Mid-month deductions. Some EWA structures recover the advance at next payday by deducting from the payroll transfer. The visible salary credit of R15,000 on the 25th might actually be R15,000 gross minus the R5,000 EWA recovery already settled by the employer, meaning the bank statement shows a net credit that understates gross salary but correctly reflects what is available. Different EWA structures handle this differently; some settle via payroll deduction, some via separate bank debit.
EWA platform credits. Transaction descriptions from Level Finance, Paymenow, PayCurve, or similar platforms are identifiable. A separate credit of R4,000 from a PayCurve account description should be classified as EWA income rather than a new salary source.
Net effective income calculation. Once EWA patterns are identified, the correct income figure for affordability purposes is gross salary minus the regular EWA usage amount. A consumer who consistently accesses R4,000 of EWA each month against a R14,000 salary has R10,000 effectively available, not R14,000. The additional R4,000 is pre-committed to the EWA recovery whether or not it looks like a formal debit order.
AffyScore’s statement analysis detects EWA-pattern credits (early partial salary deposits, known EWA platform transaction descriptions) and adjusts the net effective income figure accordingly. The output is an income figure that reflects what the consumer actually has available from their salary cycle, not just the gross credit that lands on payday.

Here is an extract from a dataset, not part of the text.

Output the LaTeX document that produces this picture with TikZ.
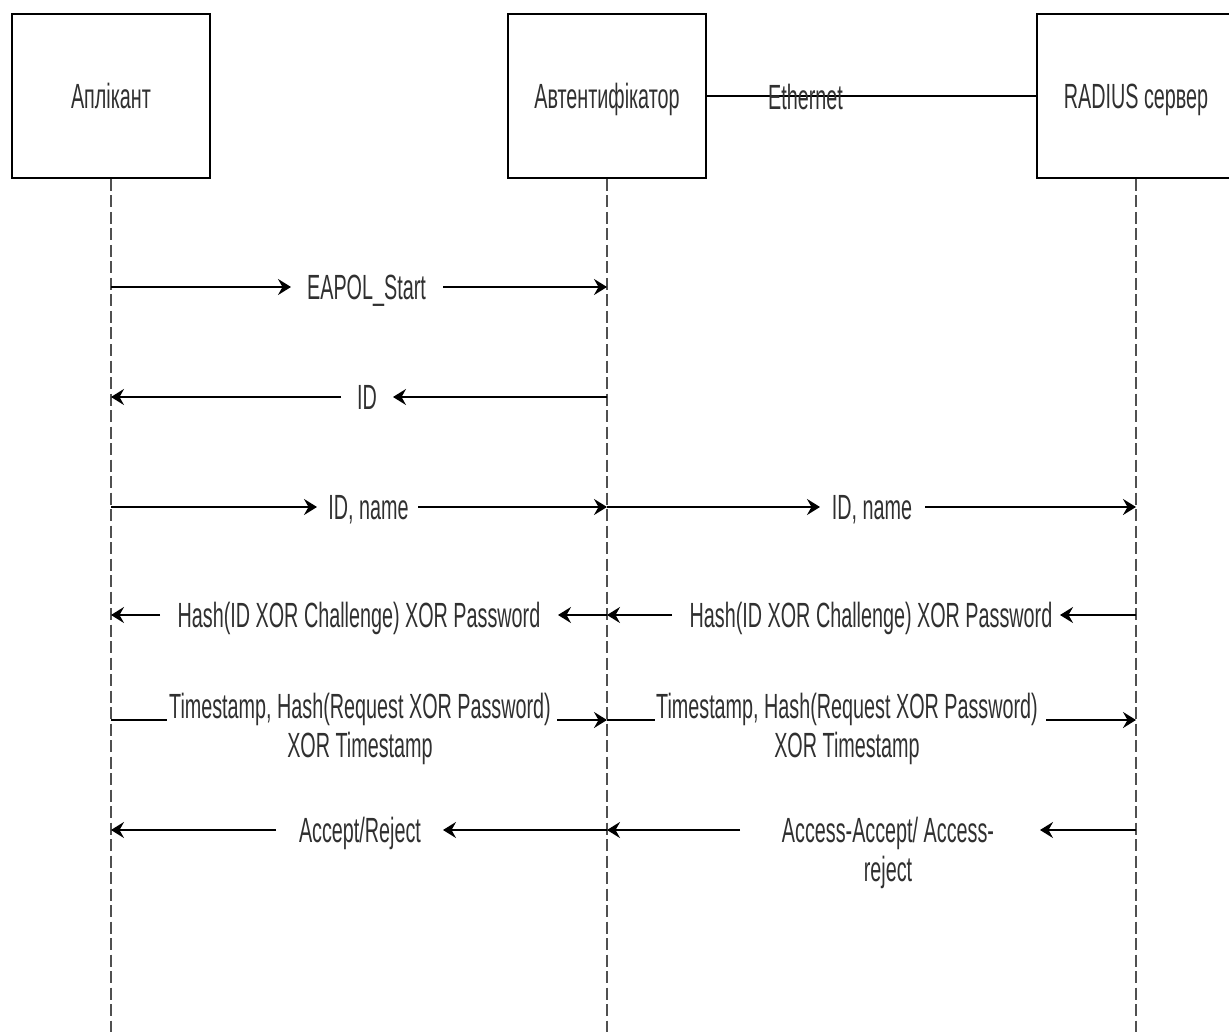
\documentclass[tikz,border=0pt]{standalone}
\usepackage{fontspec}
\setmainfont{Liberation Sans}[FakeStretch=0.565]
\usetikzlibrary{arrows.meta}
\definecolor{txt}{HTML}{303030}
\definecolor{lifec}{HTML}{505050}
\newcommand\lbfont{\fontsize{35}{39}\selectfont}
\begin{document}
\begin{tikzpicture}[x=1pt,y=-1pt,
  actor/.style={draw=black, line width=2pt, fill=white, minimum width=198pt,
    minimum height=164pt, inner sep=0pt, font=\lbfont, text=txt,
    text height=25pt, text depth=0pt},
  life/.style={draw=lifec, line width=1.2pt, dash pattern=on 12pt off 4.5pt},
  msg/.style={draw=black, line width=2pt, -{Stealth[length=13pt,width=16pt,inset=4.5pt]}},
  seg/.style={draw=black, line width=2pt},
  lbl/.style={font=\lbfont, text=txt, inner sep=0pt, anchor=base}]
\useasboundingbox (0,0) rectangle (1229,1032);
% actors
\node[actor] (A) at (111,96) {Аплікант};
\node[actor] (B) at (607,96) {Автентифікатор};
\node[actor] (C) at (1136,96) {RADIUS сервер};
% lifelines
\coordinate (Aend) at (111,1032);
\coordinate (Bend) at (607,1032);
\coordinate (Cend) at (1136,1032);
\draw[life] (A.south) -- (Aend);
\draw[life] (B.south) -- (Bend);
\draw[life] (C.south) -- (Cend);
% Ethernet
\draw[seg] (B.east) -- (C.west);
\node[lbl] (eth) at (805.5,109.5) {Ethernet};
% m1 EAPOL_Start
\coordinate (m1a) at (111,287); \coordinate (m1b) at (291,287);
\coordinate (m1c) at (443,287); \coordinate (m1d) at (607,287);
\draw[msg] (m1a) -- (m1b);
\draw[msg] (m1c) -- (m1d);
\node[lbl] (l1) at (366.5,299.5) {EAPOL\_Start};
% m2 ID
\coordinate (m2a) at (607,397); \coordinate (m2b) at (393,397);
\coordinate (m2c) at (341,397); \coordinate (m2d) at (111,397);
\draw[msg] (m2a) -- (m2b);
\draw[msg] (m2c) -- (m2d);
\node[lbl] (l2) at (367,409.5) {ID};
% m3 ID, name
\coordinate (m3a) at (111,507); \coordinate (m3b) at (317,507);
\coordinate (m3c) at (418,507); \coordinate (m3d) at (607,507);
\coordinate (m3e) at (820,507); \coordinate (m3f) at (925,507);
\coordinate (m3g) at (1136,507);
\draw[msg] (m3a) -- (m3b);
\draw[msg] (m3c) -- (m3d);
\draw[msg] (m3d) -- (m3e);
\draw[msg] (m3f) -- (m3g);
\node[lbl] (l3a) at (368.5,519.5) {ID, name};
\node[lbl] (l3b) at (872,519.5) {ID, name};
% m4 Hash
\coordinate (m4a) at (607,615); \coordinate (m4b) at (558,615);
\coordinate (m4c) at (160,615); \coordinate (m4d) at (111,615);
\coordinate (m4e) at (1136,615); \coordinate (m4f) at (1060,615);
\coordinate (m4g) at (672,615);
\draw[msg] (m4a) -- (m4b);
\draw[msg] (m4c) -- (m4d);
\draw[msg] (m4e) -- (m4f);
\draw[msg] (m4g) -- (m4a);
\node[lbl] (l4a) at (359,627.5) {Hash(ID XOR Challenge) XOR Password};
\node[lbl] (l4b) at (871,627.5) {Hash(ID XOR Challenge) XOR Password};
% m5 Timestamp
\coordinate (m5a) at (111,720); \coordinate (m5b) at (167,720);
\coordinate (m5c) at (557,720); \coordinate (m5d) at (607,720);
\coordinate (m5e) at (655,720); \coordinate (m5f) at (1046,720);
\coordinate (m5g) at (1136,720);
\draw[seg] (m5a) -- (m5b);
\draw[msg] (m5c) -- (m5d);
\draw[seg] (m5d) -- (m5e);
\draw[msg] (m5f) -- (m5g);
\node[lbl] (l5a) at (360,718) {\begin{tabular}[t]{@{}c@{}}Timestamp, Hash(Request XOR Password)\\XOR Timestamp\end{tabular}};
\node[lbl] (l5b) at (847,718) {\begin{tabular}[t]{@{}c@{}}Timestamp, Hash(Request XOR Password)\\XOR Timestamp\end{tabular}};
% m6 Accept/Reject
\coordinate (m6a) at (607,830); \coordinate (m6b) at (443,830);
\coordinate (m6c) at (276,830); \coordinate (m6d) at (111,830);
\coordinate (m6e) at (1136,830); \coordinate (m6f) at (1040,830);
\coordinate (m6g) at (740,830);
\draw[msg] (m6a) -- (m6b);
\draw[msg] (m6c) -- (m6d);
\draw[msg] (m6e) -- (m6f);
\draw[msg] (m6g) -- (m6a);
\node[lbl] (l6a) at (360,842.5) {Accept/Reject};
\node[lbl] (l6b) at (888,842.5) {\begin{tabular}[t]{@{}c@{}}Access-Accept/ Access-\\reject\end{tabular}};
\end{tikzpicture}
\end{document}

COFI Act implications: why exempt today doesn’t mean exempt tomorrow
The Conduct of Financial Institutions Act (COFI Bill) represents a significant shift in the SA regulatory architecture. Where current legislation is sector-specific (insurance under the FSCA, credit under the NCR, banking under the SARB), the COFI framework introduces market conduct obligations that apply more broadly across financial products and providers, including products that currently sit in regulatory grey zones.
EWA providers who have structured their products to sit outside NCA coverage face the genuine possibility that COFI conduct requirements will apply to them regardless of their NCA classification. The conduct obligations under COFI (treating customers fairly, avoiding harmful products, maintaining appropriate disclosures) are not contingent on NCA credit provider registration. They apply to any financial product that touches a consumer.
EWA providers who have already built income verification and affordability processes into their origination (even voluntarily) will be significantly better positioned when COFI requirements are enforced. Those who have relied on the NCA exemption as a shield against any compliance obligation will face a harder transition. The same argument applies to the employer loan book threshold; understanding your regulatory exposure now is better than discovering it during an NCR inspection.